DATASET CONTENT:
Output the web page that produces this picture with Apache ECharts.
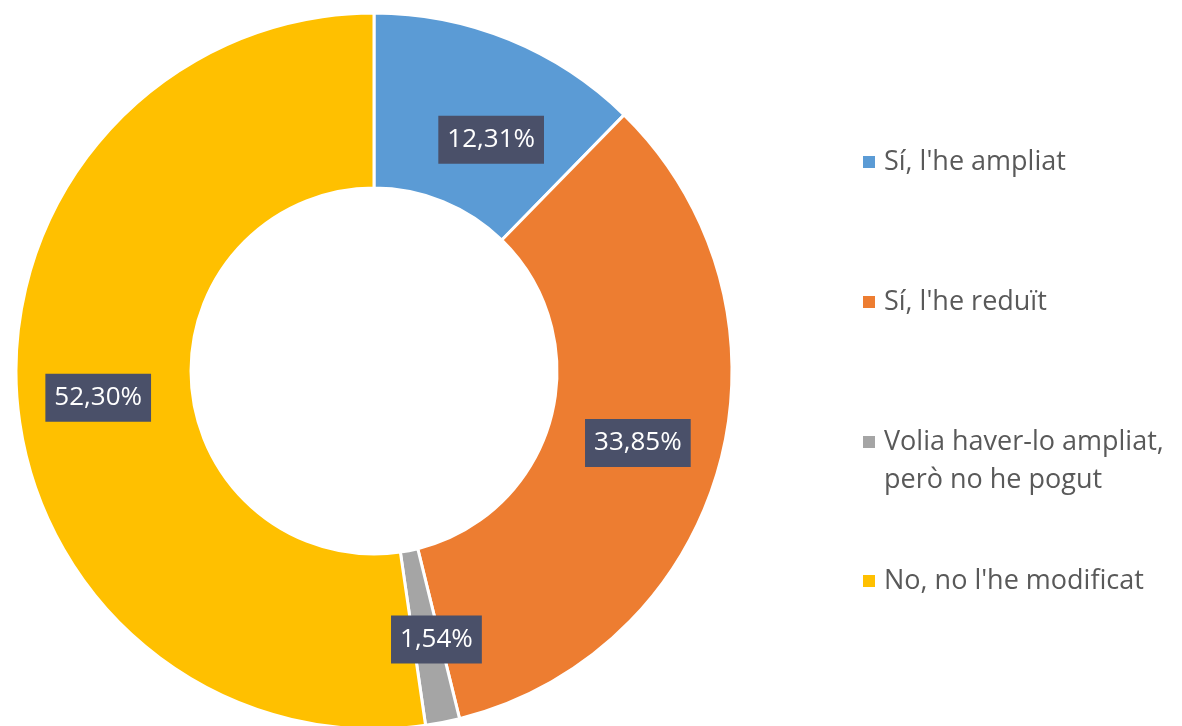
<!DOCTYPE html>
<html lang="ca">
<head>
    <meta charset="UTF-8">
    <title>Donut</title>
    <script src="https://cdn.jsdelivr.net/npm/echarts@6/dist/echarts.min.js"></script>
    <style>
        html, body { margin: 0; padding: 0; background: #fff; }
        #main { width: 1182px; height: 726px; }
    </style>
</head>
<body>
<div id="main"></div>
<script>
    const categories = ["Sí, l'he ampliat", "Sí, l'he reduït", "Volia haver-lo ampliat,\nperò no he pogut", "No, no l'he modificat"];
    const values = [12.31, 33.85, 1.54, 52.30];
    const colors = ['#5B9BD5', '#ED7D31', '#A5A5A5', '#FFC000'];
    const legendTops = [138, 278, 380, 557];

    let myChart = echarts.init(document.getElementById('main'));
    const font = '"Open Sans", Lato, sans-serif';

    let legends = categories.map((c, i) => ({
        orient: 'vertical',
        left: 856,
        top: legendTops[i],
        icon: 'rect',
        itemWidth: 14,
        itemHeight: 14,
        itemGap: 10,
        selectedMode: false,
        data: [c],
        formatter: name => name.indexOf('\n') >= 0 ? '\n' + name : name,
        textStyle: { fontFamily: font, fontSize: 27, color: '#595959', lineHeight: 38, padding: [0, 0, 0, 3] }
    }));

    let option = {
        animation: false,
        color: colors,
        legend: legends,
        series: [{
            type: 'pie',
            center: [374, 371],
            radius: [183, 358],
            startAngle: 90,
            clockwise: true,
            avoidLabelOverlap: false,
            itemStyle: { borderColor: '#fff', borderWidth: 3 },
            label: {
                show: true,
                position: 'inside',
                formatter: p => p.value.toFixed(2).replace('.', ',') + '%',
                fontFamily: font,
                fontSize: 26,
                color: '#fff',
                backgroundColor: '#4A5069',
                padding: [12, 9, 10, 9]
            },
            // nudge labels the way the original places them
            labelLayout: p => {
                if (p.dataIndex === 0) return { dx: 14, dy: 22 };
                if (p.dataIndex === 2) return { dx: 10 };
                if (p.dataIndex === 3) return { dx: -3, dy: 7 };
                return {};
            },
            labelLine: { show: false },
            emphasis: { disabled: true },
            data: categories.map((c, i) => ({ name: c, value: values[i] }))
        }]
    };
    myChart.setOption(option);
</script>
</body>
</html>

WRITTEN INSTRUCTION: Reproduce the material in its entirety and word for word, without the pictures.

ANSWER TO THE PROBLEM:
Output the web page that produces this picture with Apache ECharts.
<!DOCTYPE html>
<html lang="ca">
<head>
    <meta charset="UTF-8">
    <title>Donut</title>
    <script src="https://cdn.jsdelivr.net/npm/echarts@6/dist/echarts.min.js"></script>
    <style>
        html, body { margin: 0; padding: 0; background: #fff; }
        #main { width: 1182px; height: 726px; }
    </style>
</head>
<body>
<div id="main"></div>
<script>
    const categories = ["Sí, l'he ampliat", "Sí, l'he reduït", "Volia haver-lo ampliat,\nperò no he pogut", "No, no l'he modificat"];
    const values = [12.31, 33.85, 1.54, 52.30];
    const colors = ['#5B9BD5', '#ED7D31', '#A5A5A5', '#FFC000'];
    const legendTops = [138, 278, 380, 557];

    let myChart = echarts.init(document.getElementById('main'));
    const font = '"Open Sans", Lato, sans-serif';

    let legends = categories.map((c, i) => ({
        orient: 'vertical',
        left: 856,
        top: legendTops[i],
        icon: 'rect',
        itemWidth: 14,
        itemHeight: 14,
        itemGap: 10,
        selectedMode: false,
        data: [c],
        formatter: name => name.indexOf('\n') >= 0 ? '\n' + name : name,
        textStyle: { fontFamily: font, fontSize: 27, color: '#595959', lineHeight: 38, padding: [0, 0, 0, 3] }
    }));

    let option = {
        animation: false,
        color: colors,
        legend: legends,
        series: [{
            type: 'pie',
            center: [374, 371],
            radius: [183, 358],
            startAngle: 90,
            clockwise: true,
            avoidLabelOverlap: false,
            itemStyle: { borderColor: '#fff', borderWidth: 3 },
            label: {
                show: true,
                position: 'inside',
                formatter: p => p.value.toFixed(2).replace('.', ',') + '%',
                fontFamily: font,
                fontSize: 26,
                color: '#fff',
                backgroundColor: '#4A5069',
                padding: [12, 9, 10, 9]
            },
            // nudge labels the way the original places them
            labelLayout: p => {
                if (p.dataIndex === 0) return { dx: 14, dy: 22 };
                if (p.dataIndex === 2) return { dx: 10 };
                if (p.dataIndex === 3) return { dx: -3, dy: 7 };
                return {};
            },
            labelLine: { show: false },
            emphasis: { disabled: true },
            data: categories.map((c, i) => ({ name: c, value: values[i] }))
        }]
    };
    myChart.setOption(option);
</script>
</body>
</html>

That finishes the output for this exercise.